Sie hatte Krebs in der Brust. Eine Operation vor zwei Jahren hatte vorläufig Ruhe gebracht, aber die Ärzte hatten ihr gesagt, dass man abwarten müsse, ob sich noch irgendwo ein Erreger zeige oder nicht. Oft sprachen wir über ihre Krebskrankheit, ihre Angst vor dem Tod. Viele Leute waren krebskrank. Gao zeigte mir einen Zeitungs-Artikel, aus dem hervorging, dass die Krebserkrankungen in China in den letzten 30 Jahren um 80 % zugenommen hätten. Shanghai sei die Stadt mit der höchsten Krebsrate in ganz China. Über 200 000 Menschen seien zurzeit in Shanghai an Krebs erkrankt.Das sei vor allem auf das Rauchen zurückzuführen, auf schlechte Ernährung und Stress, sagte der Sprecher einer Gesundheitsbehörde. Aber Wissenschaftler der Universität Beijing sagten, vor allem die Luftverschmutzung sei daran schuld, denn Lungenkrebs war die häufigste Art der Krebserkrankung. In meinen Augen ist es ganz klar, dass die Luft, hochgradig verdreckt im Osten des Landes, ihren Zoll fordert. Und die Lebensmittel sind ähnlich intensiv mit Schadstoffen durchsetzt wie in der westlichen Welt. Auch das Wasser, das es überall zu kaufen gibt und das in den meisten Haushalten in kleinen Wasserfässern gelagert wird, ist kein Quellwasser, sondern gereinigtes, also wieder aufbereitetes Wasser und vermutlich befinden sich noch Schwermetalle und andere Rückstände in ihm. Eine große Gefahrenquelle sind auch die von Düngemitteln, Insektenabwehr und Präservierung vergifteten Lebensmittel. In den letzten Jahren ist in der Bevölkerung das Bewusstsein, dass daran etwas geändert werden muss, gewachsen. Auch die Presse bringt immer wieder erschütternde Berichte von bewusst vergifteten Lebensmitteln. Aber ändert sich etwas? Es gibt zwar Lebensmittel, die sich „Bio“ nennen, aber die sind dermassen teuer, dass sie sich nur die Reichen leisten können und ausserdem hat es sich wahrscheinlich auch schon herumgesprochen, dass man die dazu gehörigen Öko-Label einfach kaufen kann. Sie sind ziemlich teuer und sagen deshalb mehr aus über die Finanzkraft des Herstellers als über die Qualität seiner Produkte.
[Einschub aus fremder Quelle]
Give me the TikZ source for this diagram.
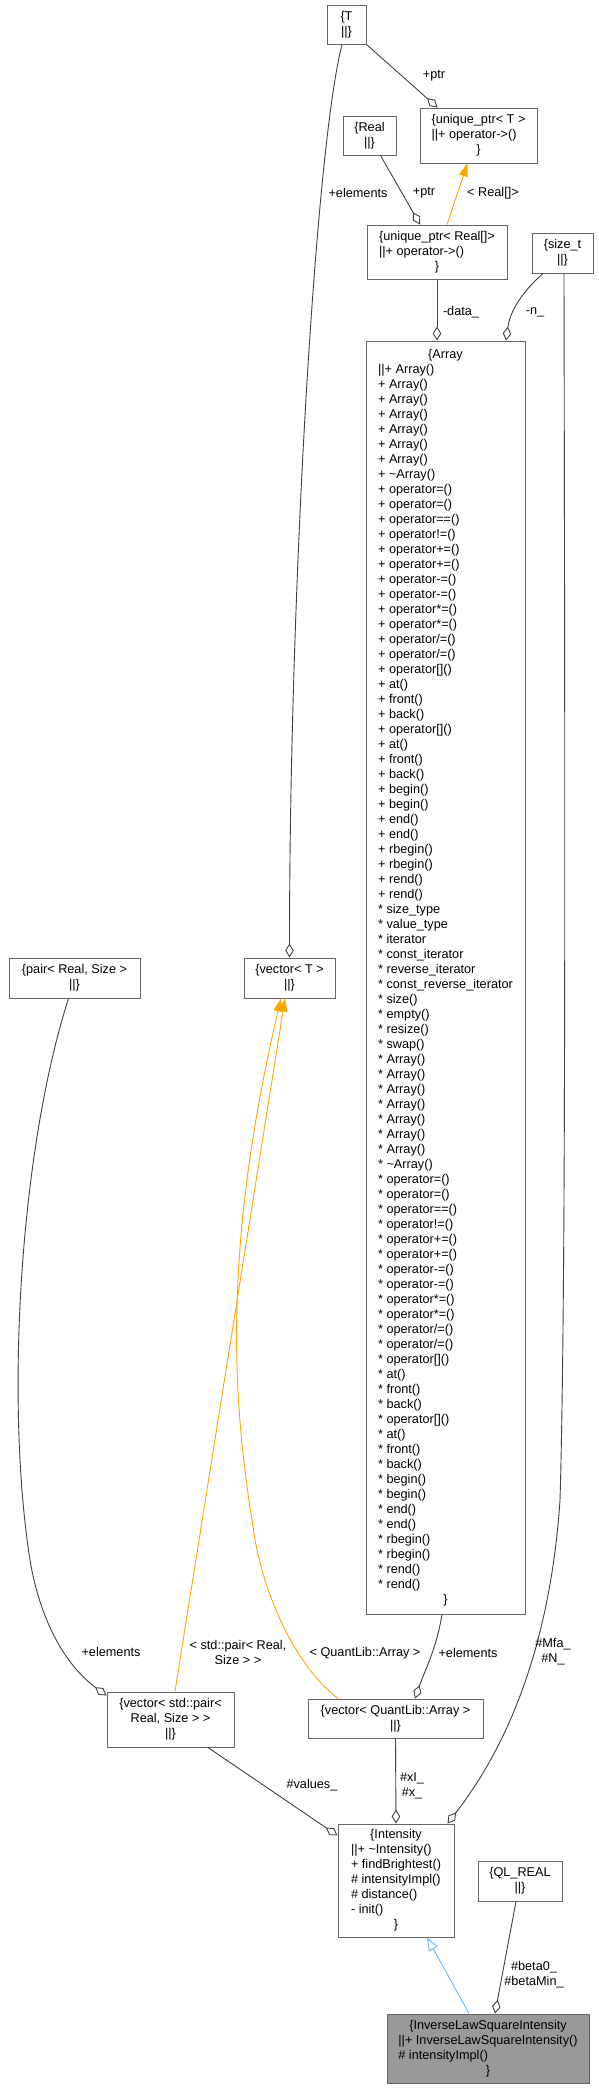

Gao sah ich jetzt regelmäßig ein bis zwei Mal in der Woche, manchmal gingen wir spazieren oder machten kleine Ausflüge mit dem Fahrrad, meistens aber lernten wir Deutsch und Chinesisch zusammen und allmählich ergab sich eine gewisse Vertrautheit zwischen uns und weil das Sofa in meiner Wohnung so klein und hart war, lud ich Gao nach einiger Zeit ein, sich mit mir auf das große Bett zu legen, das nur ein paar Meter vom Sofa entfernt im selben Raum stand. Sie sträubte sich lange dagegen, aber schließlich willigte sie doch ein und wenn ich nicht eine Freundin in Deutschland gehabt hätte, der ich treu sein wollte und die ich in wenigen Monaten wiederzusehen gedachte, wäre es dort sicherlich zu Zärtlichkeiten gekommen.